** Set exercise **
Copy every line of the records below that holds the word "with".

** Entries supplied **

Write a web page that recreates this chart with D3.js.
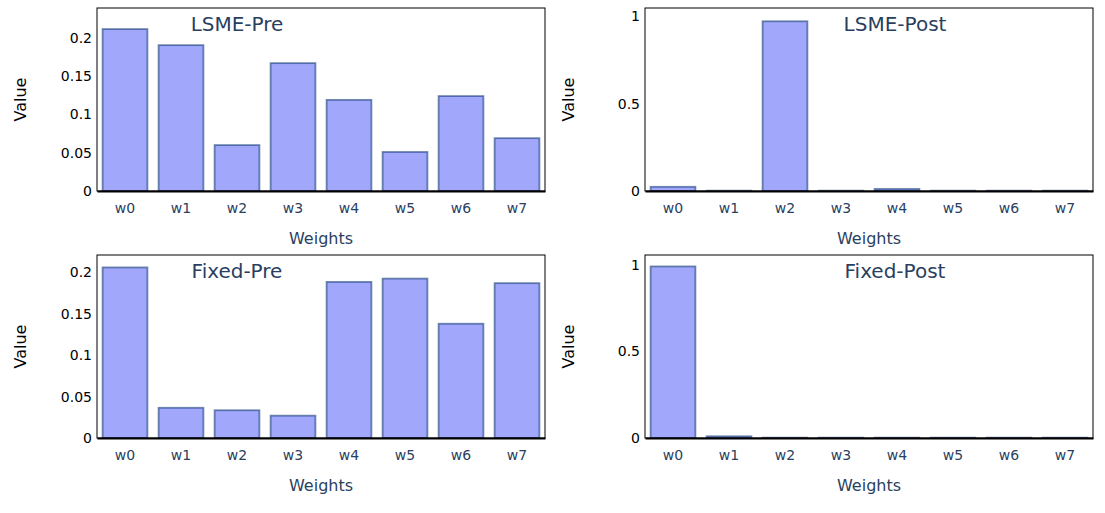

...

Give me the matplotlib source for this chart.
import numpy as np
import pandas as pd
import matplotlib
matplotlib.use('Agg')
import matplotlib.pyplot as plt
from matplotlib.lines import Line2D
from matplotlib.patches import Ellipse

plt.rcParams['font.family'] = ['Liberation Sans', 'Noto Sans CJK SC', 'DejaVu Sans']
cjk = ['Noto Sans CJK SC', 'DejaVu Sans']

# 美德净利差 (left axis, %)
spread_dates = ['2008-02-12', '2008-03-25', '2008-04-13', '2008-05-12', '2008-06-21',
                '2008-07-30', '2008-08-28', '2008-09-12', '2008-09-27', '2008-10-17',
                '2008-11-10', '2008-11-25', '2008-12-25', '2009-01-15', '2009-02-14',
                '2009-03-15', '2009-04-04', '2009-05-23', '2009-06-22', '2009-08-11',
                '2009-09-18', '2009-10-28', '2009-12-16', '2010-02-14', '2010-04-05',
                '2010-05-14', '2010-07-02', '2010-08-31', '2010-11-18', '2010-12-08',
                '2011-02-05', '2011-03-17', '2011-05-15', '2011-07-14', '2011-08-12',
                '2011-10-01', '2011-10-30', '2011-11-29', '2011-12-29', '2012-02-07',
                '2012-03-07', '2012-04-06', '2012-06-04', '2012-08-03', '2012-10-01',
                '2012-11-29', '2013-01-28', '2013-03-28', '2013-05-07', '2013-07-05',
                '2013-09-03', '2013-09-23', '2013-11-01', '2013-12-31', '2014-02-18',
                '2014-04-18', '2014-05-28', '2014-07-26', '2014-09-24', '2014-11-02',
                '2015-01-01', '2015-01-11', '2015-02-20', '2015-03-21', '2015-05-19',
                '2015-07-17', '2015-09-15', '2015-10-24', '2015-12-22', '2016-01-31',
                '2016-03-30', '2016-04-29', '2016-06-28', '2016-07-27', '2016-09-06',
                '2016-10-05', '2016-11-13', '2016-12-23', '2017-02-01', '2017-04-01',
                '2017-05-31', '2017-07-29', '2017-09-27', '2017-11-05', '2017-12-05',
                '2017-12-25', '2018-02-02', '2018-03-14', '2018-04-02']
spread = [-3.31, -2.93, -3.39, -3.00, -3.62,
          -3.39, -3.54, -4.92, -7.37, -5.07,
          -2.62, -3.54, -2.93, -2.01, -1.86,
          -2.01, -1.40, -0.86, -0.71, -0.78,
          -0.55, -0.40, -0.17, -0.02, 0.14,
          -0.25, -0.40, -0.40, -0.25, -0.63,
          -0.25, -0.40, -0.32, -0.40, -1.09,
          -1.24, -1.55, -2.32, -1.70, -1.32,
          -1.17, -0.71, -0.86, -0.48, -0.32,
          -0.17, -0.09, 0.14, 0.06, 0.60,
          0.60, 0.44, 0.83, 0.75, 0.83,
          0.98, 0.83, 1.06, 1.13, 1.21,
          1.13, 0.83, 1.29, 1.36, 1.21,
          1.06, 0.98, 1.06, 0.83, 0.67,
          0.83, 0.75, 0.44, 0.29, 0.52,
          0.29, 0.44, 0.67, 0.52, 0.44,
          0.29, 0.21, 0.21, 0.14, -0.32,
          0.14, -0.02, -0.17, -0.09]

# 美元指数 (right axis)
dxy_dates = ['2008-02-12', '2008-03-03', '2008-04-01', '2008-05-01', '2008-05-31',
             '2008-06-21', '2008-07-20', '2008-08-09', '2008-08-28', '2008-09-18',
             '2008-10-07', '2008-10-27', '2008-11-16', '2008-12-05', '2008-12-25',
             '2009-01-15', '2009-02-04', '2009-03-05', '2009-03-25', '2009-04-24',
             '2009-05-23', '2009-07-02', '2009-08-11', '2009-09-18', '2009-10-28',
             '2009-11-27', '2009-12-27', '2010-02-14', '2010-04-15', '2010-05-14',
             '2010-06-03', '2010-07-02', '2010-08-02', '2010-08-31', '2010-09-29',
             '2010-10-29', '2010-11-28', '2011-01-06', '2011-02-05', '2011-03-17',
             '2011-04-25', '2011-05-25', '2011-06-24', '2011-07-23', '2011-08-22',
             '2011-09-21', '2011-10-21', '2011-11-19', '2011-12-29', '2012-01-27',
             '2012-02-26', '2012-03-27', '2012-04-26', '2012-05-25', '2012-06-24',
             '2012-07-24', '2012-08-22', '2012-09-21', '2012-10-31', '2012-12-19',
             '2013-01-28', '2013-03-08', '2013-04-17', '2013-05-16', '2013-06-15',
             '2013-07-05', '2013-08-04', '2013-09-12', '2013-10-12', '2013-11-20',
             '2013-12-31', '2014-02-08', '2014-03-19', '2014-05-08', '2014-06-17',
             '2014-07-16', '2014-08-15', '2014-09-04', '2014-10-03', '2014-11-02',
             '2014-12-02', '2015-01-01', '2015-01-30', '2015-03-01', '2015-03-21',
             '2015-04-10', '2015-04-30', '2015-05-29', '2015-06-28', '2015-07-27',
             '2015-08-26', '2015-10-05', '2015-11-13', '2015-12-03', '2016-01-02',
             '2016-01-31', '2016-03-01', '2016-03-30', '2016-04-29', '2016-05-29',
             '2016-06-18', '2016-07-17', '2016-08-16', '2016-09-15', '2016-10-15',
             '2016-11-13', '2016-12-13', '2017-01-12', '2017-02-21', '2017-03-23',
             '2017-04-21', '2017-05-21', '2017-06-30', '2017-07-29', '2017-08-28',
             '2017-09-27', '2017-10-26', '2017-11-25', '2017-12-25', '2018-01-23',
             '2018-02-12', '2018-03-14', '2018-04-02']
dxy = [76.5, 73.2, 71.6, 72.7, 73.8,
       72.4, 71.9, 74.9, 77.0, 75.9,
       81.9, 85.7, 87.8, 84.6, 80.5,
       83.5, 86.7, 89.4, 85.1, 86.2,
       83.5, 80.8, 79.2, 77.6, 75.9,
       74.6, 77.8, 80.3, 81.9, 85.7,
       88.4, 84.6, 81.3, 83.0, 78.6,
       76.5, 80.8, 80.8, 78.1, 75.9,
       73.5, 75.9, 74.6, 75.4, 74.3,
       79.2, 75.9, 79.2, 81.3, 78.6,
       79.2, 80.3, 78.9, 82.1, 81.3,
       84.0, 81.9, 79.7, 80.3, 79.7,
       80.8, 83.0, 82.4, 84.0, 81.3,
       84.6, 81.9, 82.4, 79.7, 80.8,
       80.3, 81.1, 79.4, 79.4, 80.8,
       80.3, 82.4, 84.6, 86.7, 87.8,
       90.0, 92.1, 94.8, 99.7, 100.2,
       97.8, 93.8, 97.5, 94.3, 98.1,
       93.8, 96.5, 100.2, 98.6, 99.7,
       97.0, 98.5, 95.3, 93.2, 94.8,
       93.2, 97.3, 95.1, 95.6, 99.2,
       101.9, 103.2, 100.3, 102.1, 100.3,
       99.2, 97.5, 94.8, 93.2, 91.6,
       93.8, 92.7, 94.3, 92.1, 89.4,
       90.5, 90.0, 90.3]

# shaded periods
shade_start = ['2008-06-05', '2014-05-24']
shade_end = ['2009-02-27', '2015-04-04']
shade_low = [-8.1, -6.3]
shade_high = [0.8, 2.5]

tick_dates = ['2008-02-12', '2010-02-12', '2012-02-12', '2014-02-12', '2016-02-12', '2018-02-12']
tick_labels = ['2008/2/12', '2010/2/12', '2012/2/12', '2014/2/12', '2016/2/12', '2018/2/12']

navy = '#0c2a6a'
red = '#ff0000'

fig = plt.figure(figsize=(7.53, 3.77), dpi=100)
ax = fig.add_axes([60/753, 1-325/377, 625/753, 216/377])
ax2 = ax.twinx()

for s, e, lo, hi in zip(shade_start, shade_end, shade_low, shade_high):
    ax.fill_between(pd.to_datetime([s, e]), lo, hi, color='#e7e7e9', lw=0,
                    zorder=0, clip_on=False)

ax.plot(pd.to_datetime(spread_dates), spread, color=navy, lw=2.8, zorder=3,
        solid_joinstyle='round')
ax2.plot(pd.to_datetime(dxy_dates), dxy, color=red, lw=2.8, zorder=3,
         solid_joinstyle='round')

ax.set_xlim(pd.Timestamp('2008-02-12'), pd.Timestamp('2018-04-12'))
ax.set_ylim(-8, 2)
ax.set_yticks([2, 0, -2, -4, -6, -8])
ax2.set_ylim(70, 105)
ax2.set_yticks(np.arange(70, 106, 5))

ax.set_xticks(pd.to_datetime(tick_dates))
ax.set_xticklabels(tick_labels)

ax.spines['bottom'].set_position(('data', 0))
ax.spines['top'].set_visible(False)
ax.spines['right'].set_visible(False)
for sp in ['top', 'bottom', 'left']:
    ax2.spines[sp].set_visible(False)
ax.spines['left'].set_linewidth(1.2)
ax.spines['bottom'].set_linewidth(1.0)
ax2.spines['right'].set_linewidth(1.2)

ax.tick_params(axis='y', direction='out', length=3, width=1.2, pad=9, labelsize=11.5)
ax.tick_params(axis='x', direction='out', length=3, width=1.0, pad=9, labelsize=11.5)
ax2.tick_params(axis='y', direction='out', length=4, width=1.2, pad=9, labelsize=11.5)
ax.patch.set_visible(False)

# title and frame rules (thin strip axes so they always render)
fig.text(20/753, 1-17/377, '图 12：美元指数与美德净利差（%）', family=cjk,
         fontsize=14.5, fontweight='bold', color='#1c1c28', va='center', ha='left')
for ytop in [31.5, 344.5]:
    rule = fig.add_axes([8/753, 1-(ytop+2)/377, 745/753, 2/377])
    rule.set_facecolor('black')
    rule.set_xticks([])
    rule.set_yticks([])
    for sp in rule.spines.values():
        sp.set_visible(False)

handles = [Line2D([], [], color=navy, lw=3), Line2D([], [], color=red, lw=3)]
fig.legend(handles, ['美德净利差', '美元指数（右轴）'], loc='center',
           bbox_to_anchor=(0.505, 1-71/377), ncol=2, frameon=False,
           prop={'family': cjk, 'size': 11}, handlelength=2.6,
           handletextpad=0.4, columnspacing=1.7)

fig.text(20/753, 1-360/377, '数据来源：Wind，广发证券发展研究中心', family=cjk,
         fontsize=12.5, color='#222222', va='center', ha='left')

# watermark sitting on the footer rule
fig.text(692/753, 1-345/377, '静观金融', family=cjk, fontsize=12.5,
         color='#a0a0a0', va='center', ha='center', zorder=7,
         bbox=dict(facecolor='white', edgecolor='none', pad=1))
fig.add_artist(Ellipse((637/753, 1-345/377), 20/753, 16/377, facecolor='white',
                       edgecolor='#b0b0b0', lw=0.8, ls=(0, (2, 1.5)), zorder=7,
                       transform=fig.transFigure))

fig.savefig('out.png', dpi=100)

* * *

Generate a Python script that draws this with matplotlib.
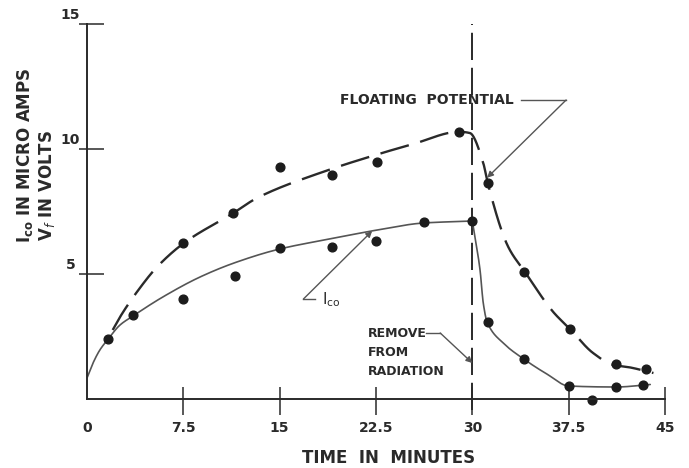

** Result below **
Write a web page that recreates this chart with D3.js.
Generate a Python script that draws this with matplotlib.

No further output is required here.